Я застыла. Старшая сестра, Ирена Жодар по прозвищу Спичка, была пренеприятной особой. Высокая, худая, но с увесистыми бедрами, она носила очень короткий и узкий халат, умела неприятно-мохнато щурить глаза и вызывающе смеяться. Видимо, именно эти так раздражающие меня качества неотразимо действовали на мужчин. Она отвечала мне взаимностью, постоянно отпуская остроты на тему синих чулков. У Спички тоже был страстный роман с доктором Дюпоном, но они расстались. Я полагала, что зря – эта пара стоила друг друга.
– Он ухаживал за вами, ведь так? Но у вас ничего не вышло. Мадемуазель Боннер, я вам сочувствую. Я сама вдовствую много лет, я знаю, как трудно без мужчины. Вы образованны, как говорят, состоятельны, вы еще встретите свою судьбу… Но не держите зла на мою несчастную дочь, уступите ей дорогу, Бог вознаградит вас за доброту…
Каменное сердце растаяло б от этой кроткой просьбы. Я согласилась не препятствовать «счастью» Жанны. Мадам Булль не могла взять обратно свое приглашение на свадьбу, но ближе к назначенной дате я придумала какую-то причину, чтобы не ходить. Впоследствии я видела фотоснимок – у дверей мэрии четверо: импозантный доктор Дюпон с гвоздикой в петлице, новобрачная с отсутствующим лицом, ее мать, улыбающаяся из последних сил, и Спичка – торжествующая, расфуфыренная в пух и прах… Она-то чему радовалась? Ее «предмет» теперь женат.
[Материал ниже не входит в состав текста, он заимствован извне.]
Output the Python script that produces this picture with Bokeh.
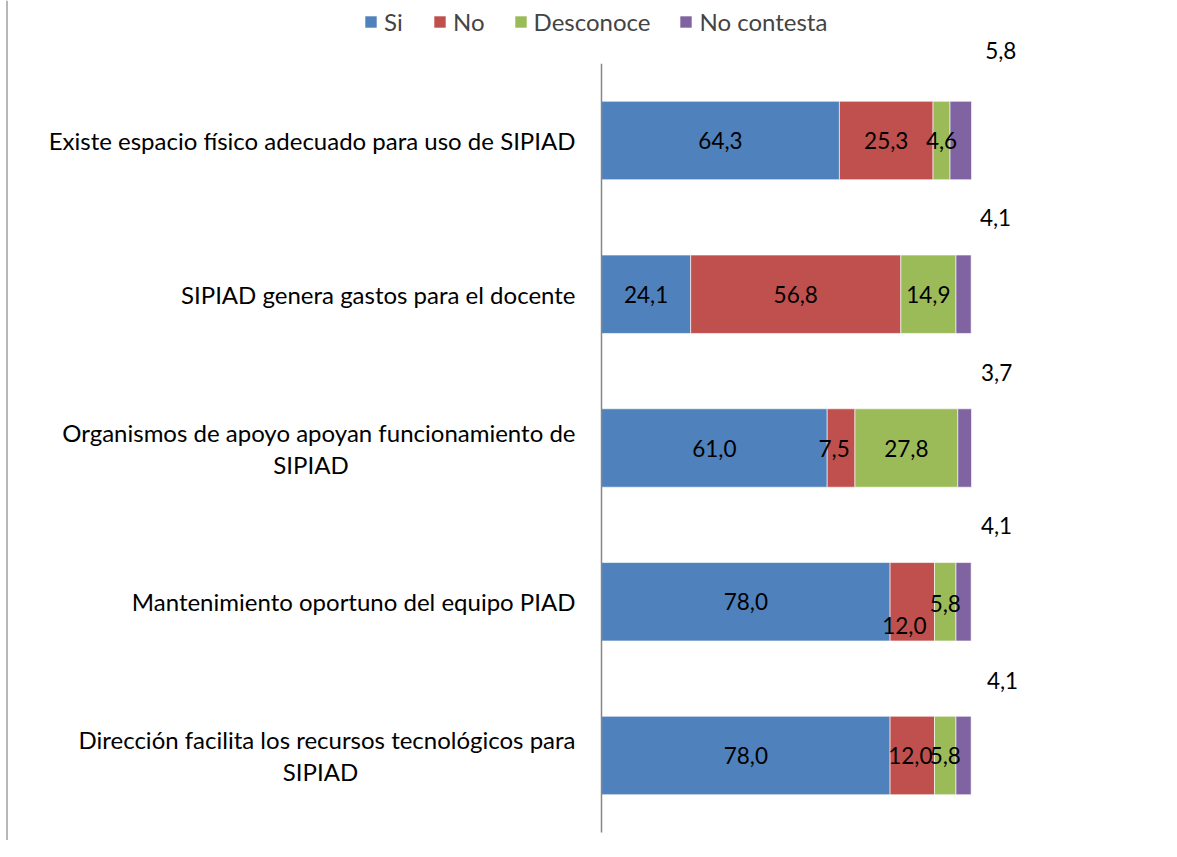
from bokeh.plotting import figure
from bokeh.models import Range1d, ColumnDataSource, Legend, LegendItem
from bokeh.core.properties import value
from bokeh.embed import file_html
from bokeh.resources import INLINE

# ---- data ----
categories = [
    "Existe espacio físico adecuado para uso de SIPIAD",
    "SIPIAD genera gastos para el docente",
    "Organismos de apoyo apoyan funcionamiento de\nSIPIAD",
    "Mantenimiento oportuno del equipo PIAD",
    "Dirección facilita los recursos tecnológicos para\nSIPIAD",
]
series_names = ["Si", "No", "Desconoce", "No contesta"]
si = [64.3, 24.1, 61.0, 78.0, 78.0]
no = [25.3, 56.8, 7.5, 12.0, 12.0]
desconoce = [4.6, 14.9, 27.8, 5.8, 5.8]
no_contesta = [5.8, 4.1, 3.7, 4.1, 4.1]

colors = ["#4F81BD", "#C0504D", "#9BBB59", "#8064A2"]
FONT = "Lato"
FS = "24px"
FS_NUM = "22.5px"

W, H = 1160, 840
PX_PER_UNIT = 3.7
AXIS_X = 601        # screen x of value 0
ROW0_Y = 140        # screen y of first category centre
ROW_STEP = 153.75

p = figure(width=W, height=H, output_backend="svg", toolbar_location=None,
           x_range=Range1d(-AXIS_X / PX_PER_UNIT, (W - AXIS_X) / PX_PER_UNIT),
           y_range=Range1d((H - ROW0_Y) / ROW_STEP, -ROW0_Y / ROW_STEP),
           min_border=0, min_border_left=0, min_border_right=0,
           min_border_top=0, min_border_bottom=0)
p.axis.visible = False
p.grid.visible = False
p.outline_line_color = None
p.background_fill_color = "white"
p.border_fill_color = "white"

ypos = list(range(len(categories)))
series = [si, no, desconoce, no_contesta]

# stacked bars
lefts = [0.0] * len(categories)
renderers = []
seg_centers = []
for vals, col in zip(series, colors):
    rights = [l + v for l, v in zip(lefts, vals)]
    src = ColumnDataSource(dict(y=ypos, left=lefts, right=rights))
    r = p.hbar(y="y", left="left", right="right", height=0.51, source=src,
               fill_color=col, line_color="white", line_width=0.6)
    renderers.append(r)
    seg_centers.append([(l + rr) / 2 for l, rr in zip(lefts, rights)])
    lefts = rights

# value labels (pixel nudges are style only)
nudges_x = [
    [0, 0, 0, 0, 0],
    [0, 0, -7, -8, -2],
    [0, 0, 0, 0, 0],
    [40, 32, 32, 33, 39],
]
nudges_y = [
    [0, 0, 0, 0, 0],
    [0, 0, 0, 24, 0],
    [0, 0, 0, 2, 0],
    [-90, -77, -76, -76, -75],
]
for k, vals in enumerate(series):
    src = ColumnDataSource(dict(
        x=seg_centers[k], y=ypos,
        t=[f"{v:.1f}".replace(".", ",") for v in vals],
        dx=nudges_x[k], dy=nudges_y[k]))
    p.text(x="x", y="y", text="t", x_offset="dx", y_offset="dy", source=src,
           text_font=value(FONT), text_font_size=FS_NUM, text_color="black",
           text_align="center", text_baseline="middle")

# category labels
line1 = [c.split("\n")[0] for c in categories]
line2 = [c.split("\n")[1] if "\n" in c else "" for c in categories]
single = [i for i in ypos if line2[i] == ""]
double = [i for i in ypos if line2[i] != ""]
p.text(x=[0] * len(single), y=single, text=[line1[i] for i in single],
       x_offset=-26, text_font=value(FONT), text_font_size=FS,
       text_color="black", text_align="right", text_baseline="middle")
p.text(x=[0] * len(double), y=double, text=[line1[i] for i in double],
       x_offset=-26, y_offset=-16, text_font=value(FONT), text_font_size=FS,
       text_color="black", text_align="right", text_baseline="middle")
line1_widths = {2: 529, 4: 510}
for i in double:
    p.text(x=[0], y=[i], text=[line2[i]],
           x_offset=-(26 + line1_widths[i] / 2), y_offset=16,
           text_font=value(FONT), text_font_size=FS, text_color="black",
           text_align="center", text_baseline="middle")

# category axis line
p.segment(x0=[0], x1=[0], y0=[-0.5], y1=[len(categories) - 0.5],
          line_color="#868686", line_width=1.5)

# chart area left border
xs = p.x_range.start + 6.5 / PX_PER_UNIT
p.segment(x0=[xs], x1=[xs], y0=[p.y_range.start], y1=[p.y_range.end],
          line_color="#888888", line_width=1.2)

legend = Legend(items=[LegendItem(label=n, renderers=[r]) for n, r in zip(series_names, renderers)],
                orientation="horizontal", location=(363, 804),
                label_text_font=FONT, label_text_font_size=FS,
                glyph_width=15, glyph_height=15, label_standoff=6, spacing=28,
                padding=0, margin=0, border_line_color=None,
                background_fill_alpha=0)
p.add_layout(legend)

open("out.html", "w").write(file_html(p, INLINE))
Вскоре я узнала, чему радовалась Спичка.
Как и следовало ожидать, мадам Булль скончалась через две недели после свадьбы, а еще через две недели доктор Дюпон привез молодую мадам Дюпон в клинику. Жанна выглядела куда лучше, чем в наши предыдущие с ней встречи, и я подумала, что брак и в самом деле может пойти ей на пользу. Устроив жену в лучшей палате, доктор Дюпон попросил меня зайти. Я согласилась.